Гордая и вольнолюбивая пальма Attalea Princeps, пальма-принцесса, росла своим пышным ростом, для того чтобы из тюрьмы-оранжереи выйти на свободу. Ее предупреждали, что «решетки прочны и стекла толсты», что директор спилит ее непокорную верхушку, – но она не слушала робких и поднималась все выше и выше. Скомкалась лиственная вершина ствола, «холодные прутья рамы впились в нежные молодые листья, перерезали и изуродовали их», но дерево упрямо давило на решетки. И лопнула толстая железная полоса – «над стеклянным сводом гордо высилась зеленая корона пальмы». Но была глубоко разочарована пальма, и жертва ее оказалась бесплодной: дохнула на нее слезливая осень, и мороз пронизал ее нежное тело, как будто охватили ее серые клочковые тучи. И «Attalea поняла, что для нее все было кончено. Она застывала. Вернуться снова под крышу? Но она уже не могла вернуться. Она должна была стоять на холодном ветре, чувствовать его порывы и острое прикосновение снежинок, смотреть на грязное небо, на нищую природу, на грязный задний двор ботанического сада, на скучный огромный город, видневшийся в тумане, и ждать, пока люди, там внизу, в теплице, не решат, что делать с нею».

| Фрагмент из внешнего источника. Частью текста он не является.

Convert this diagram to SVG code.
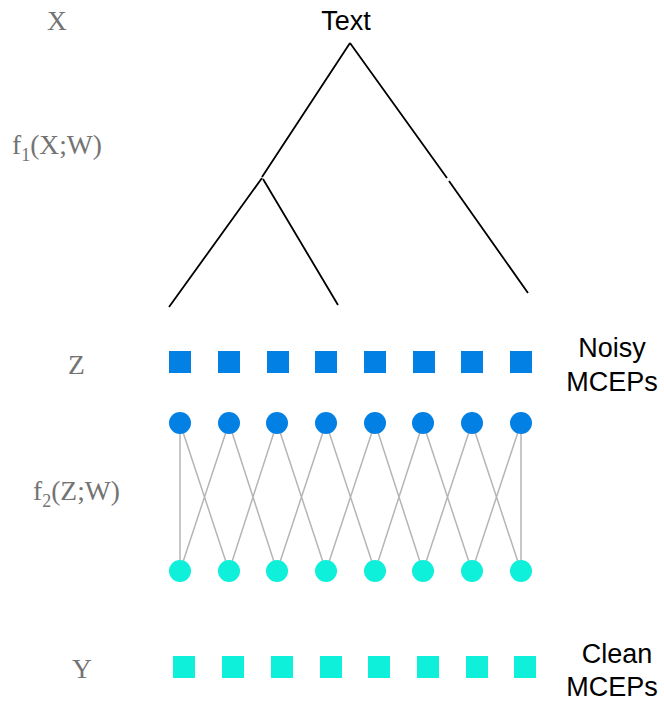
<svg xmlns="http://www.w3.org/2000/svg" width="664" height="702" viewBox="0 0 664 702">
<style>
.lbl{font-family:"Liberation Serif","Times New Roman",serif;font-size:27.5px;fill:#737373}
.sub{font-size:18px}
.txt{font-family:"Liberation Sans",Arial,sans-serif;font-size:27px;fill:#000}
.tree{stroke:#000;stroke-width:1.8;fill:none}
.edge{stroke:#b5b5b5;stroke-width:1.5;fill:none}
.zs{fill:#0380e3}
.zc{fill:#0380e3}
.yc{fill:#0ef0da}
.ys{fill:#0ef0da}
</style>
<rect width="664" height="702" fill="#fff"/>
<g id="labels">
<text class="lbl" x="47" y="30">X</text>
<text class="lbl" x="12" y="154">f<tspan class="sub" dy="7">1</tspan><tspan dy="-7">(X;W)</tspan></text>
<text class="lbl" x="68" y="374">Z</text>
<text class="lbl" x="33" y="500">f<tspan class="sub" dy="7">2</tspan><tspan dy="-7">(Z;W)</tspan></text>
<text class="lbl" x="72" y="678">Y</text>
</g>
<g id="tree">
<text class="txt" x="346" y="30" text-anchor="middle">Text</text>
<path class="tree" d="M350,43 L262,177 M262,178 L169,307 M263,179 L338,305 M350,43 L447,178 M449,181 L528,293"/>
</g>
<g id="connectors">
<path class="edge" d="M180,423 L180,571 M180,423 L229,571
M229,423 L180,571 M229,423 L277,571
M277,423 L229,571 M277,423 L326,571
M326,423 L277,571 M326,423 L375,571
M375,423 L326,571 M375,423 L423,571
M423,423 L375,571 M423,423 L472,571
M472,423 L423,571 M472,423 L521,571
M521,423 L472,571 M521,423 L521,571"/>
</g>
<g id="Z">
<rect class="zs" x="169" y="351" width="22" height="22"/>
<rect class="zs" x="218" y="351" width="22" height="22"/>
<rect class="zs" x="267" y="351" width="22" height="22"/>
<rect class="zs" x="315" y="351" width="22" height="22"/>
<rect class="zs" x="364" y="351" width="22" height="22"/>
<rect class="zs" x="413" y="351" width="22" height="22"/>
<rect class="zs" x="461" y="351" width="22" height="22"/>
<rect class="zs" x="510" y="351" width="22" height="22"/>
</g>
<g id="noisy-label">
<text class="txt" x="612" y="357" text-anchor="middle">Noisy</text>
<text class="txt" x="612" y="391" text-anchor="middle">MCEPs</text>
</g>
<g id="layer-top">
<circle class="zc" cx="180" cy="423" r="11"/>
<circle class="zc" cx="229" cy="423" r="11"/>
<circle class="zc" cx="277" cy="423" r="11"/>
<circle class="zc" cx="326" cy="423" r="11"/>
<circle class="zc" cx="375" cy="423" r="11"/>
<circle class="zc" cx="423" cy="423" r="11"/>
<circle class="zc" cx="472" cy="423" r="11"/>
<circle class="zc" cx="521" cy="423" r="11"/>
</g>
<g id="layer-bottom">
<circle class="yc" cx="180" cy="571" r="11"/>
<circle class="yc" cx="229" cy="571" r="11"/>
<circle class="yc" cx="277" cy="571" r="11"/>
<circle class="yc" cx="326" cy="571" r="11"/>
<circle class="yc" cx="375" cy="571" r="11"/>
<circle class="yc" cx="423" cy="571" r="11"/>
<circle class="yc" cx="472" cy="571" r="11"/>
<circle class="yc" cx="521" cy="571" r="11"/>
</g>
<g id="Y">
<rect class="ys" x="173" y="656" width="22" height="22"/>
<rect class="ys" x="222" y="656" width="22" height="22"/>
<rect class="ys" x="271" y="656" width="22" height="22"/>
<rect class="ys" x="320" y="656" width="22" height="22"/>
<rect class="ys" x="368" y="656" width="22" height="22"/>
<rect class="ys" x="417" y="656" width="22" height="22"/>
<rect class="ys" x="466" y="656" width="22" height="22"/>
<rect class="ys" x="514" y="656" width="22" height="22"/>
</g>
<g id="clean-label">
<text class="txt" x="617" y="663" text-anchor="middle">Clean</text>
<text class="txt" x="612" y="696" text-anchor="middle">MCEPs</text>
</g>
</svg>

Люди решили ее спилить, ее убить. Такова была участь пальмы, когда она из своей мечты, из обители своего горделивого сознания, вышла на суровый холод дела. Она погибла. Но этого мало: кроме самоубийства здесь было еще убийство – смерть опять, в ответ любви и благородству, взмахнула своей косою. Подножие большой пальмы, ласкаясь, обвила маленькая, бессильная травка. Она любила Attalea и с грустью думала: «Если я, ничтожная, вялая травка, так страдаю без своего серенького неба, без бледного солнца и холодного дождя, то что должно испытывать в неволе это прекрасное и могучее дерево!» Нежно обвилась она вокруг Attalea; слабая и маленькая, она не могла добраться до свободы и только просила могучую пальму, чтобы та на воле, счастливая и радостная, вспоминала иногда о своем маленьком друге и рассказала ему, все ли так же прекрасно, как было, на Божьем свете. И потом, когда у самого корня перепилили Attalea Princeps, «маленькая травка, обвившая ствол дерева, не хотела расстаться со своим другом и тоже попала под пилу». И бросили охапку пожелтевшей травы, бросили ее «прямо на мертвую пальму, лежавшую в грязи и уже полузасыпанную снегом». Так Attalea Princeps невольно убила маленькую травку, которая ее любила. И точно так же молодая девушка, для того чтобы последней радостью порадовать маленького умирающего брата, убивает цветущую розу и потом, срезанную, ставит ее в отдельном бокале у раннего гробика. Если бы девушка этого не сделала, розу слопала бы жаба, и цветок рад, что он умер другою смертью, вместе с ребенком, и что скатилась на него слезинка из девичьих глаз. И даже старик-цыган в «Медведях» – рассказе, замечательном по своеобразной трагичности содержания и объективности тона, – обречен на то, чтобы из собственных рук убить старого зверя, своего кормильца и друга. Мы убиваем тех, кого любим.